Carl Thompson, professor of materials science and engineering at the Massachusetts Institute of Technology (MIT, Cambridge, Mass.), explained that a variety of conducting and semiconducting nanotubes could be fabricated; the bandgap of the material depends on the way the tube is twisted. Though the industry is unclear on whether nanowires will act as a blanket replacement for copper interconnects, many other applications are possible for nanotubes. "One place that ordered arrays of nanostructures will almost certainly be useful is sensor arrays of all kinds," Thompson said.

Thompson's group is also engineering cooling techniques for 3-D interconnects. "Between 2-D interconnects and 3-D interconnects, the power dissipation issues get considerably worse," he said. "We are working on building microchannels through 3-D circuits, between pairs of device layers so that the tubes in the plane of the device can be used for cooling, similar to techniques used in heat pipes."

Thompson further describes what he calls a renaissance in the materials field, where computational material science allows design and simulation of new materials, with intended properties, well before the material is synthesized in the lab. "I think this will have an effect on all fields of electronics," he said.

In the interim, it is likely that device manufacturers will continue to optimize interconnect design and materials. One novel approach, X Architecture, involves pervasive use of diagonal wiring to shorten interconnect length. X Architecture reduces wire length by up to 20%, and eliminates 30% of the vias, according to Aki Fujimura, X Initiative steering group member and CTO of Cadence Design Systems (San Jose). The X Initiative is a group of 39 companies developing design technology, masks and manufacturing processes for X Architecture.

"Vias are contributing quite significantly right now to the failure rates of chips, so the fewer vias you have, the greater chance your chip is working," Fujimura said.
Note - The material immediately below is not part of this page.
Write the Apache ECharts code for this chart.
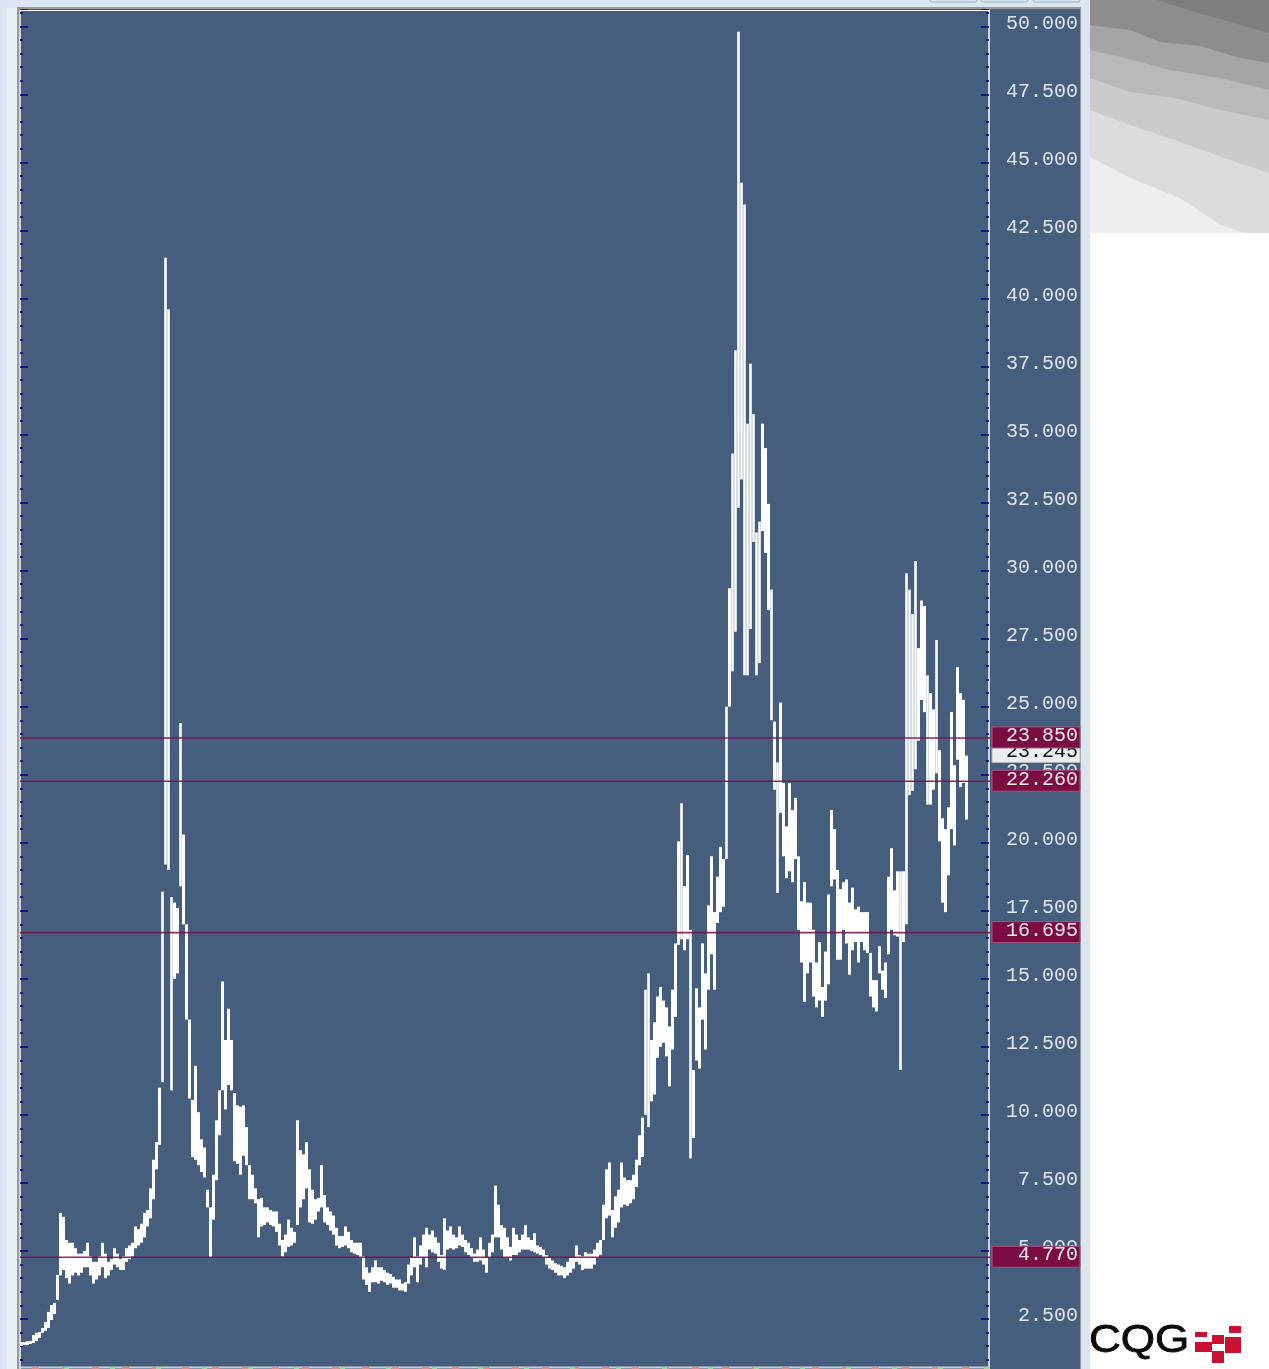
<!DOCTYPE html>
<html>
<head>
<meta charset="utf-8">
<script src="https://cdn.jsdelivr.net/npm/echarts@6/dist/echarts.min.js"></script>
<style>html,body{margin:0;padding:0;background:#fff;overflow:hidden}#c{width:1269px;height:1369px}</style>
</head>
<body>
<div id="c"></div>
<script>
const highs = [
1.65,1.65,1.69,1.69,1.91,1.99,2.02,2.17,2.39,2.76,3.01,3.09,4.12,6.4,6.25,5.4,5.3,5.3,5.1,4.9,4.9,5.0,5.3,4.8,4.6,4.6,4.8,5.3,4.9,4.6,4.7,5.1,4.9,4.7,4.8,5.1,5.2,5.3,5.9,5.8,6.0,6.4,6.5,7.3,
8.35,9.0,11.0,18.2,41.5,39.6,18.0,17.8,17.6,24.4,20.3,17.0,13.5,10.55,11.8,10.1,9.1,8.8,7.25,6.6,7.8,9.8,10.9,14.9,12.75,13.9,12.75,10.8,
10.35,10.3,10.35,9.55,8.15,7.8,7.3,6.9,6.95,6.6,6.6,6.5,6.45,6.45,6.0,5.4,5.6,6.15,5.85,5.7,9.8,8.7,8.55,9.0,8.0,7.25,6.9,6.95,8.15,7.05,6.6,6.45,6.3,5.85,5.55,5.55,5.9,5.7,5.4,5.3,5.3,5.3,4.8,4.4,4.2,4.4,4.65,4.4,4.4,4.3,4.2,4.15,4.05,3.95,3.95,3.8,3.85,4.5,
4.75,5.5,4.8,5.2,5.6,5.85,5.6,5.75,5.5,5.3,4.85,6.2,5.75,5.9,5.6,5.5,5.9,5.6,5.4,5.3,5.1,4.9,5.05,5.5,5.05,4.75,5.3,5.6,7.4,6.7,5.95,5.85,5.5,5.15,5.85,5.6,5.4,5.6,5.95,5.5,5.4,5.65,5.2,5.15,5.05,4.85,4.75,4.65,4.55,4.5,4.45,4.4,4.6,4.75,4.75,5.2,4.85,4.8,4.95,4.9,4.9,5.05,5.3,5.4,6.7,8.0,8.25,6.5,7.0,7.25,8.25,7.7,7.6,7.6,7.8,8.35,9.25,
9.9,14.6,15.2,12.75,13.4,14.35,14.7,14.2,13.95,13.25,14.6,16.3,20.05,21.45,18.4,19.55,16.8,11.65,14.65,13.95,16.3,15.2,17.7,19.5,17.45,18.75,19.85,19.4,25.0,
29.35,34.3,38.1,49.8,44.25,43.45,35.4,37.6,35.75,31.4,31.8,35.4,34.5,32.45,29.3,
24.45,22.95,25.15,22.2,20.6,22.2,21.2,21.65,19.5,17.85,18.55,17.8,17.8,16.8,15.6,16.35,14.7,16.0,18.1,21.2,20.5,19.0,18.3,18.55,18.65,17.8,18.35,17.55,17.65,17.45,17.45,17.45,15.95,14.95,14.95,16.2,15.3,15.6,18.75,19.8,18.25,18.95,18.95,
18.95,29.9,29.3,28.4,30.35,27.15,28.9,28.7,26.15,25.5,24.9,27.45,23.4,20.9,20.5,21.3,24.8,22.85,26.45,25.5,25.25,23.2
];
const lows = [
1.51,1.54,1.54,1.58,1.62,1.69,1.8,1.99,2.06,2.17,2.46,2.68,3.2,4.1,4.3,4.0,3.8,4.1,4.2,4.1,4.2,4.4,4.4,4.1,3.8,3.95,4.1,4.4,4.0,4.1,4.3,4.5,4.4,4.3,4.3,4.6,4.7,4.8,5.1,5.2,5.3,5.5,5.9,6.2,
6.9,8.0,8.9,11.2,19.2,19.0,10.9,15.0,15.2,18.4,17.0,13.5,10.6,8.45,8.35,8.15,7.9,7.7,6.6,4.77,6.15,7.6,9.25,10.9,10.2,11.1,10.9,8.3,
8.2,7.8,8.5,8.15,6.9,6.9,6.75,5.5,5.9,5.95,6.05,5.95,5.9,5.7,5.2,4.8,4.95,5.15,5.2,5.3,5.95,6.6,6.9,7.3,6.05,6.0,6.15,6.45,6.6,6.05,5.95,5.75,5.6,5.2,5.1,5.15,5.2,5.1,4.95,4.9,4.85,4.75,3.95,3.75,3.5,3.85,3.85,3.8,3.9,3.85,3.75,3.8,3.65,3.65,3.55,3.55,3.5,3.8,
4.1,4.4,3.85,4.5,4.75,4.4,5.05,4.95,4.9,4.6,4.35,4.3,5.05,5.1,5.05,5.1,5.2,5.15,4.95,4.85,4.75,4.6,4.6,4.65,4.5,4.2,4.75,4.95,5.5,5.5,5.05,4.75,4.75,4.65,4.85,4.85,4.95,5.05,5.05,5.05,5.0,4.95,4.9,4.85,4.75,4.5,4.35,4.3,4.2,4.1,4.1,4.0,4.1,4.2,4.35,4.6,4.5,4.3,4.35,4.35,4.35,4.5,4.75,4.85,5.4,6.2,6.3,5.5,5.85,6.05,6.6,6.7,6.65,6.75,6.9,7.35,8.15,
8.45,10.0,9.55,10.5,10.75,12.1,12.5,12.65,12.15,11.05,12.4,13.6,16.25,16.45,16.05,16.45,8.4,9.15,12.0,11.7,13.5,12.4,14.6,15.9,14.6,17.05,17.45,17.65,19.4,
25.0,26.3,27.75,32.3,33.35,26.15,26.15,27.85,31.05,26.15,26.6,31.45,30.65,28.55,24.5,
21.95,18.15,21.1,19.5,18.7,18.95,18.55,19.4,16.8,15.6,14.15,15.2,15.6,14.35,13.95,14.2,13.6,14.2,14.8,18.4,18.65,15.7,15.7,16.8,16.3,15.15,16.05,16.35,15.6,16.35,16.05,15.95,14.35,13.95,13.8,15.2,14.6,14.3,15.9,16.8,16.6,16.55,11.65,
16.35,17.0,21.75,21.9,22.7,23.75,25.25,24.8,21.4,21.4,21.95,22.55,20.05,17.8,17.45,18.8,20.5,19.9,23.05,22.05,22.2,20.85
];
const levels = [4.77, 16.695, 22.26, 23.85];
const lastPrice = 23.245;
const slotCount = 323;

const categories = [];
for (let i = 0; i < slotCount; i++) categories.push(String(i));

const bandPolys = [
  ['#7e7e7e', [[1157,0],[1269,0],[1269,33],[1230,22],[1195,12]]],
  ['#a5a5a5', [[1090,25],[1130,30],[1160,42],[1200,46],[1240,58],[1269,63],[1269,233],[1090,233]]],
  ['#b9b9b9', [[1090,50],[1125,58],[1170,70],[1220,78],[1269,90],[1269,233],[1090,233]]],
  ['#cbcbcb', [[1090,78],[1130,92],[1175,98],[1220,110],[1269,120],[1269,233],[1090,233]]],
  ['#dcdcdc', [[1090,110],[1130,125],[1180,142],[1230,160],[1269,173],[1269,233],[1090,233]]],
  ['#eeeeee', [[1090,157],[1130,178],[1180,198],[1220,225],[1245,233],[1090,233]]]
];
const logoRects = [[1195,1332,12,5],[1195,1342,17,10],[1212,1335,12,9],[1212,1351,12,12],[1229,1326,12,7],[1225,1337,16,16]];

const graphics = [
  {type:'rect',shape:{x:0,y:0,width:7,height:1369},style:{fill:'#d9e5f1'},z:-20},
  {type:'rect',shape:{x:7,y:0,width:10,height:1369},style:{fill:'#e9f0f7'},z:-20},
  {type:'rect',shape:{x:7,y:0,width:1083,height:8},style:{fill:'#dbe6f2'},z:-20},
  {type:'rect',shape:{x:1081,y:0,width:9,height:1369},style:{fill:'#d9e5f1'},z:-20},
  {type:'rect',shape:{x:17,y:7,width:1064,height:1362},style:{fill:'#9a9a9a'},z:-19},
  {type:'rect',shape:{x:19,y:9,width:1061,height:1360},style:{fill:'#465e7d'},z:-18},
  {type:'rect',shape:{x:930,y:-4,width:47,height:6,r:2},style:{fill:'#dde5ee',stroke:'#9fb0c2'},z:-17},
  {type:'rect',shape:{x:981,y:-4,width:47,height:6,r:2},style:{fill:'#dde5ee',stroke:'#9fb0c2'},z:-17},
  {type:'rect',shape:{x:1033,y:-4,width:47,height:6,r:2},style:{fill:'#dde5ee',stroke:'#9fb0c2'},z:-17},
  {type:'line',shape:{x1:20,y1:10.5,x2:990,y2:10.5},style:{stroke:'#ffffff',lineWidth:1},z:3},
  {type:'line',shape:{x1:20,y1:1367.5,x2:990,y2:1367.5},style:{stroke:'#c9d0d8',lineWidth:2},z:3},
  {type:'line',shape:{x1:32,y1:1368,x2:990,y2:1368},style:{stroke:'#f08a80',lineWidth:2,lineDash:[7,23]},z:4},
  {type:'line',shape:{x1:64,y1:1368,x2:990,y2:1368},style:{stroke:'#8fe58f',lineWidth:2,lineDash:[5,41]},z:4},
  {type:'text',x:1089,y:1342,scaleX:1.16,style:{text:'CQG',fill:'#0a0a0a',stroke:'#0a0a0a',lineWidth:0.8,font:'38px "Liberation Sans"',textVerticalAlign:'middle',textAlign:'left'},z:5}
];
bandPolys.forEach(p => graphics.push({type:'polygon',shape:{points:p[1]},style:{fill:p[0]},z:-10}));
graphics.unshift({type:'rect',shape:{x:1090,y:0,width:179,height:233},style:{fill:'#8d8d8d'},z:-11});
logoRects.forEach(r => graphics.push({type:'rect',shape:{x:r[0],y:r[1],width:r[2],height:r[3]},style:{fill:'#c8122f'},z:5}));

const yCommon = {
  type:'value', min:0, max:50.6, interval:2.5,
  splitLine:{show:false},
  axisLine:{show:true,onZero:false,lineStyle:{color:'#ffffff',width:1.5}},
  axisTick:{show:true,inside:true,length:8,lineStyle:{color:'#00008b',width:1.5}},
  minorTick:{show:true,splitNumber:5,length:3,lineStyle:{color:'#00008b',width:1.5}}
};

const chart = echarts.init(document.getElementById('c'), null, {renderer:'canvas',width:1269,height:1369});
chart.setOption({
  animation:false,
  backgroundColor:'#ffffff',
  graphic:graphics,
  grid:{left:20,top:10,width:969,height:1377,containLabel:false,outerBoundsMode:'none'},
  xAxis:{type:'category',data:categories,show:false,boundaryGap:true},
  yAxis:[
    Object.assign({},yCommon,{
      position:'right',
      axisLabel:{show:true,showMaxLabel:false,showMinLabel:false,inside:false,align:'right',margin:89,
        color:'#dfe5ec',fontFamily:'"Liberation Mono"',fontSize:20,verticalAlign:'bottom',lineHeight:6,
        formatter:v=>v.toFixed(3)}
    }),
    Object.assign({},yCommon,{position:'left',axisLabel:{show:false}})
  ],
  series:[
    {
      type:'custom', clip:true, z:3,
      data:highs.map((h,i)=>[i,h,lows[i]]),
      encode:{x:0,y:[1,2]},
      renderItem:(params,api)=>{
        const a = api.coord([api.value(0),api.value(1)]);
        const b = api.coord([api.value(0),api.value(2)]);
        const w = (b[1]-a[1] > 120) ? 2.6 : 3;
        return {type:'rect',shape:{x:a[0]-w/2,y:a[1],width:w,height:Math.max(b[1]-a[1],1)},style:{fill:'#ffffff'}};
      }
    },
    {
      type:'custom', clip:false, z:8,
      data:[[0,lastPrice]],
      encode:{y:1},
      renderItem:(params,api)=>{
        const y = api.coord([0,api.value(1)])[1];
        return {type:'group',children:[
          {type:'rect',shape:{x:992,y:y-8,width:88,height:16},style:{fill:'#e9eef3',stroke:'#b8b8b8',lineWidth:1}},
          {type:'text',x:1078,y:y-3,style:{text:api.value(1).toFixed(3),fill:'#111111',font:'20px "Liberation Mono"',textAlign:'right',textVerticalAlign:'middle'}}
        ]};
      }
    },
    {
      type:'custom', clip:false, z:9,
      data:levels.map((v,i)=>[i,v]),
      encode:{y:1},
      renderItem:(params,api)=>{
        const y = api.coord([0,api.value(1)])[1];
        return {type:'group',children:[
          {type:'line',shape:{x1:20,y1:y,x2:990,y2:y},style:{stroke:'#7b0f4d',lineWidth:1.6,opacity:0.88}},
          {type:'rect',shape:{x:992,y:y-11,width:88,height:21},style:{fill:'#7a0c42',stroke:'#a8527a',lineWidth:1}},
          {type:'text',x:1078,y:y-2,style:{text:api.value(1).toFixed(3),fill:'#f0e6ec',font:'20px "Liberation Mono"',textAlign:'right',textVerticalAlign:'middle'}}
        ]};
      }
    }
  ]
});
</script>
</body>
</html>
Fujimura thinks that collaborative programs, such as the X Initiative, will be the only way to solve the industry's technical challenges in the future. "One of the things that is changing right now and is making chips fail, is that design people do the best they can, mask people do the best they can, and wafer manufacturers do the best they can — but these independent efforts are no longer sufficient. Much more collaboration is required from the beginning," he said.

Finally, system-in-package (SiP), 3-D packaging, and even the stacking of systems (Fig. 5 ) look promising as ways to continue to decrease the effect of interconnect delay on system performance. Wafer thinning and bonding capabilities have reached production worthiness, and will eventually allow the combination of an infinite number of materials, starting with SOI and SiGe, but also silicon with different crystalline orientations. Such novel material combinations will enable many new applications for semiconductor, MEMS, MOEMS and 3-D packaging realization.³

5. A generic 3-D SiP system can integrate SiPs on each level in a small cube (1 mm to several centimeters). Each layer can perform a different overall task, and be fully tested before assembly. (Source: IMEC)

Lithography as bottleneck

Throughout the industry's history, lithography's ability to pattern smaller and smaller features has been both the enabling technology and a potential bottleneck. To date, optical lithography has not limited progress due to the ability to use resolution enhancement to pattern features smaller than the wavelength used in the exposure tool. But with CD control requirements approaching a single nanometer, it appears that a fundamental limit may be on the horizon.

"We will not be able to extend optical lithography to its ultimate limit unless we do everything right on the design side," Mack said. He commented that, while design-for-manufacturing (DFM) is a favorite marketing term of EDA companies, there is no doubt that manufacturability must be taken into account when laying out the chips, and the DFM gap will have an increasing influence on future scaling capability.